Benefits of Having a 401k

While 401k plans may not be on your mind when you are in your 20s, you should start saving for retirement as soon as possible. Both you and your employer can make 401k contributions to help build a nest egg when you are no longer working.

Although there are many laws and requirements surrounding retirement accounts, contributing to a steady amount will greatly benefit you later. Find out more about the specific benefits of having a 401k below.

What are 401k plans?
Whether a Fidelity 401k account or through another financial investment management company, a 401k is a savings plan that is available at retirement. However, a 401k is not just a savings account.

Management companies invest the funds in 401k plans into stocks, bonds, money markets and mutual funds. These investments are like seeds to help your money grow, however, there some investments may be riskier than others.

Types of investments include the following:

  • Stocks – Publicly traded companies divide ownership into “shares” or stocks. When the value of the company rises, so does the value of the stock.    
  • Bonds – These investments are loans to companies that will be paid back plus interest.
  • Money markets – These are saving accounts that typically offer higher rates of interest than traditional savings accounts.
  • Mutual funds – These investments are a culmination of many stocks, sometimes referred to as a portfolio, and are professionally managed.

401k plans get their name from the Internal Revenue Code. Since 401k contributions are from income not yet taxed, you will need to pay the deferred taxes when you withdraw.

Why You Should Make 401k Contributions
Saving for your retirement should begin with your first paycheck, as it can take decades to put away enough for the years when you are not earning an income. Rather than simply tucking money away into a savings account, making 401k contributions can help you save more, faster.

It is recommended that you save between 10 to 15 percent of your earnings. Below are examples of 401k contributions:

  • Scenario A – A worker who earns $40,000 annually (and has a salary increase of 3 percent a year) contributes 10 percent of his income from 21 years of age until 67. The employee will have made $397,586 in 401k contributions during those 46 years of saving. With a rate of return of 7 percent, the worker should have $1,927,468 in his account by retirement.
  • Scenario B – If the same worker above has an employer with 401k plan limits that matches 50 percent of the worker’s contributions up to 6 percent of his annual salary, then the additional $119,276 in employer-match funds will increase the balance to $2,505,710.
  • Scenario C – If the worker makes contributions under the same conditions above but doesn’t start until 31 years of age, then he will only have $1,149,926 after investing for 36 years.

Funds invested well in 401k plans are better than those simply saved since they will grow. Employer-matched contributions to your 401k account are, basically, free money you can use when you have retired.

Many employers match their employees’ contributions, however, these funds may be vested. This means that employees will need to continue to work for the company for a certain period to retain employer-matched contributions.

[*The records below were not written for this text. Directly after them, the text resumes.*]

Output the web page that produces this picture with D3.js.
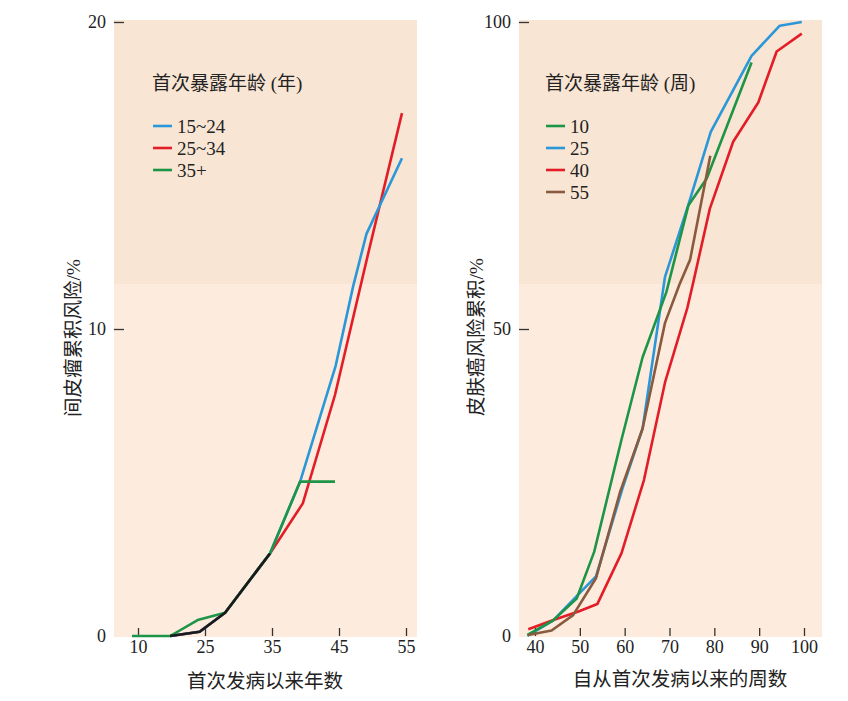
<!DOCTYPE html>
<html>
<head>
<meta charset="utf-8">
<script src="https://cdn.jsdelivr.net/npm/d3@7"></script>
<style>
    body { margin: 0; background: #ffffff; }
    svg { display: block; }
    .tick text { fill: #222; }
</style>
</head>
<body>
<div id="chart"></div>
<script>
// left panel: mesothelioma risk by years since first exposure
const leftTickValues = [15, 25, 35, 45, 55];
const leftTickLabels = ["10", "25", "35", "45", "55"];
const leftYTicks = [10, 20];

const years1524 = [19.8, 24.2, 28, 34.7, 39.2, 44.5, 47.1, 49.1, 54.4];
const risk1524 = [0, 0.14, 0.76, 2.69, 5.03, 8.8, 11.38, 13.1, 15.56];
const years2534 = [19.8, 24.2, 28, 34.7, 39.6, 44.4, 49.4, 54.4];
const risk2534 = [0, 0.14, 0.76, 2.69, 4.32, 7.85, 12.5, 17.03];
const years35 = [14.1, 19.8, 23.9, 28, 34.7, 39.2, 44.4];
const risk35 = [0, 0, 0.52, 0.76, 2.69, 5.03, 5.03];
// part where all three curves lie on top of each other
const yearsShared = [19.8, 24.2, 28, 34.7];
const riskShared = [0, 0.14, 0.76, 2.69];

// right panel: skin cancer risk by weeks
const rightTickValues = [40, 50, 60, 70, 80, 90, 100];
const rightYTicks = [50, 100];

const weeks10 = [38.3, 44, 49.3, 53.2, 59.3, 64.0, 69.3, 74.2, 78.3, 88.3];
const risk10 = [0.2, 2.5, 6.1, 13.7, 32, 45.4, 56, 70.1, 74.5, 93.4];
const weeks25 = [38.3, 44, 49.3, 53.6, 59.5, 64.0, 69.0, 74.2, 79.2, 88.3, 94.6, 99.5];
const risk25 = [0, 2.5, 6.5, 9.7, 24, 33.8, 58.5, 70.2, 82.1, 94.5, 99.4, 100];
const weeks40 = [38.5, 44.1, 49.7, 53.9, 59.3, 64.3, 69, 74.0, 75.3, 79, 84.2, 89.8, 93.9, 99.5];
const risk40 = [1.1, 2.6, 4.0, 5.2, 13.5, 25.4, 41.3, 53.5, 57.6, 69.6, 80.5, 86.9, 95.2, 98.1];
const weeks55 = [38.5, 43.7, 48.5, 53.6, 59, 64, 69, 72.2, 74.6, 79.1];
const risk55 = [0.16, 0.9, 3.4, 9.4, 23.5, 33.8, 51, 57.2, 61.3, 78.2];

const FONT = "'Liberation Serif', 'Noto Sans CJK SC', serif";

const svg = d3.select("#chart").append("svg")
    .attr("width", 848)
    .attr("height", 701);

/**
 * Draw one panel: background, axes, labels, lines and legend.
 */
function drawPanel(p) {
    let g = svg.append("g");

    // background, two shades of peach
    let h = p.bottom - p.top;
    g.append("rect")
        .attr("x", p.left).attr("y", p.top)
        .attr("width", p.right - p.left).attr("height", h)
        .attr("fill", "#fdecdd");
    g.append("rect")
        .attr("x", p.left).attr("y", p.top)
        .attr("width", p.right - p.left).attr("height", h * 0.428)
        .attr("fill", "#f9e5d4");

    let xAxis = g.append("g")
        .attr("transform", "translate(0," + p.y(0) + ")")
        .call(d3.axisBottom(p.x)
            .tickValues(p.xTicks)
            .tickFormat((d, i) => p.xLabels[i])
            .tickSizeInner(-8).tickSizeOuter(0).tickPadding(4));

    let yAxis = g.append("g")
        .attr("transform", "translate(" + p.left + ",0)")
        .call(d3.axisLeft(p.y)
            .tickValues(p.yTicks)
            .tickSizeInner(-10).tickSizeOuter(0).tickPadding(8));
    // zero label without tick mark
    yAxis.append("text")
        .attr("x", -8).attr("y", p.y(0)).attr("dy", "0.32em")
        .attr("text-anchor", "end").attr("fill", "#222")
        .text("0");

    [xAxis, yAxis].forEach(a => {
        a.select(".domain").remove();
        a.selectAll("line").attr("stroke", "#333").attr("stroke-width", 1.3);
        a.selectAll("text").style("font-family", FONT).style("font-size", "18px");
    });

    //labels
    g.append("text")
        .attr("x", p.xLabelPos[0]).attr("y", p.xLabelPos[1])
        .attr("text-anchor", "middle")
        .style("font-family", FONT).style("font-size", "19.5px").attr("fill", "#222")
        .text(p.xLabel);
    g.append("text")
        .attr("transform", "translate(" + p.yLabelPos[0] + "," + p.yLabelPos[1] + ") rotate(-90)")
        .attr("dy", "0.35em")
        .attr("text-anchor", "middle")
        .style("font-family", FONT).style("font-size", "19.5px").attr("fill", "#222")
        .text(p.yLabel);

    let line = d3.line().x(d => p.x(d[0])).y(d => p.y(d[1]));
    p.series.forEach(s => {
        g.append("path")
            .datum(d3.zip(s.xs, s.ys))
            .attr("d", line)
            .attr("fill", "none")
            .attr("stroke", s.color)
            .attr("stroke-width", 2.6)
            .attr("stroke-linejoin", "round");
    });

    // legend
    g.append("text")
        .attr("x", p.legend[0]).attr("y", p.legend[1]).attr("dy", "0.35em")
        .style("font-family", FONT).style("font-size", "19px").attr("fill", "#222")
        .text(p.legendTitle);
    p.legendItems.forEach((it, i) => {
        let y = p.legend[2] + i * 22;
        g.append("line")
            .attr("x1", p.legend[0] + 1).attr("x2", p.legend[0] + 20)
            .attr("y1", y).attr("y2", y)
            .attr("stroke", it.color).attr("stroke-width", 2.6);
        g.append("text")
            .attr("x", p.legend[0] + 25).attr("y", y).attr("dy", "0.35em")
            .style("font-family", FONT).style("font-size", "19px").attr("fill", "#222")
            .text(it.name);
    });
}

const blue = "#2a97d8", red = "#e31d27", green = "#1e9447", brown = "#8a5a3e";

drawPanel({
    left: 114, right: 417, top: 20, bottom: 637,
    x: d3.scaleLinear().domain([15, 55]).range([138, 406]),
    y: d3.scaleLinear().domain([0, 20]).range([636, 22]),
    xTicks: leftTickValues, xLabels: leftTickLabels, yTicks: leftYTicks,
    xLabel: "首次发病以来年数", xLabelPos: [265, 688],
    yLabel: "间皮瘤累积风险/%", yLabelPos: [73, 338],
    series: [
        {xs: years2534, ys: risk2534, color: red},
        {xs: years1524, ys: risk1524, color: blue},
        {xs: years35, ys: risk35, color: green},
        {xs: yearsShared, ys: riskShared, color: "#1a1a1a"}
    ],
    legend: [152, 83.5, 126],
    legendTitle: "首次暴露年龄 (年)",
    legendItems: [
        {name: "15~24", color: blue},
        {name: "25~34", color: red},
        {name: "35+", color: green}
    ]
});

drawPanel({
    left: 519, right: 822, top: 20, bottom: 637,
    x: d3.scaleLinear().domain([40, 100]).range([535, 804]),
    y: d3.scaleLinear().domain([0, 100]).range([636, 22]),
    xTicks: rightTickValues, xLabels: rightTickValues.map(String), yTicks: rightYTicks,
    xLabel: "自从首次发病以来的周数", xLabelPos: [680, 686],
    yLabel: "皮肤癌风险累积/%", yLabelPos: [476, 337],
    series: [
        {xs: weeks25, ys: risk25, color: blue},
        {xs: weeks40, ys: risk40, color: red},
        {xs: weeks10, ys: risk10, color: green},
        {xs: weeks55, ys: risk55, color: brown}
    ],
    legend: [545, 83.5, 126],
    legendTitle: "首次暴露年龄 (周)",
    legendItems: [
        {name: "10", color: green},
        {name: "25", color: blue},
        {name: "40", color: red},
        {name: "55", color: brown}
    ]
});
</script>
</body>
</html>
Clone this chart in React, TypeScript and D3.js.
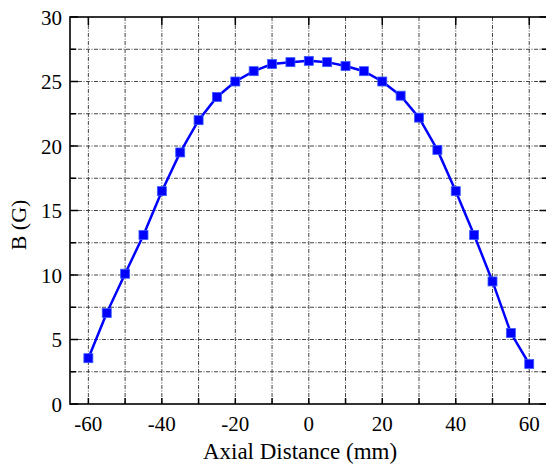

Keep in mind, any funds you personally contribute to your Fidelity 401k account are yours and you will not lose the stocks you’re already invested in if you leave your company.

401k Benefits and Rules
If you have the means, then you may be tempted to throw as much money into your retirement account as possible. This is especially true if you are making 401k contributions later in your life.

However, the federal government puts 401k plan limits on annual contributions, which can change from year to year. As of 2020, tax-deferred 401k plan limits are set at $19,500 annually or $26,000 if you are older than 50 years of age.

What Happens When You Make a 401k Withdrawal
You can make a 401k withdrawal after reaching 59-and-a-half years of age without receiving a penalty. Because you are only supposed to use funds from 401k plans once you reach retirement age, the government issues fees for early withdrawals.

However, the early withdrawal penalty may be waived under the following circumstances:
  • Hardship, such as to pay for tuition, medical expenses or a primary home
  • Qualifying disabilities
  • Court orders
When you make your 401k withdrawal after the minimum age requirement, you may select a lump-sum (all of your funds) or multiple distributions. In either case, you will need to pay the deferred taxes.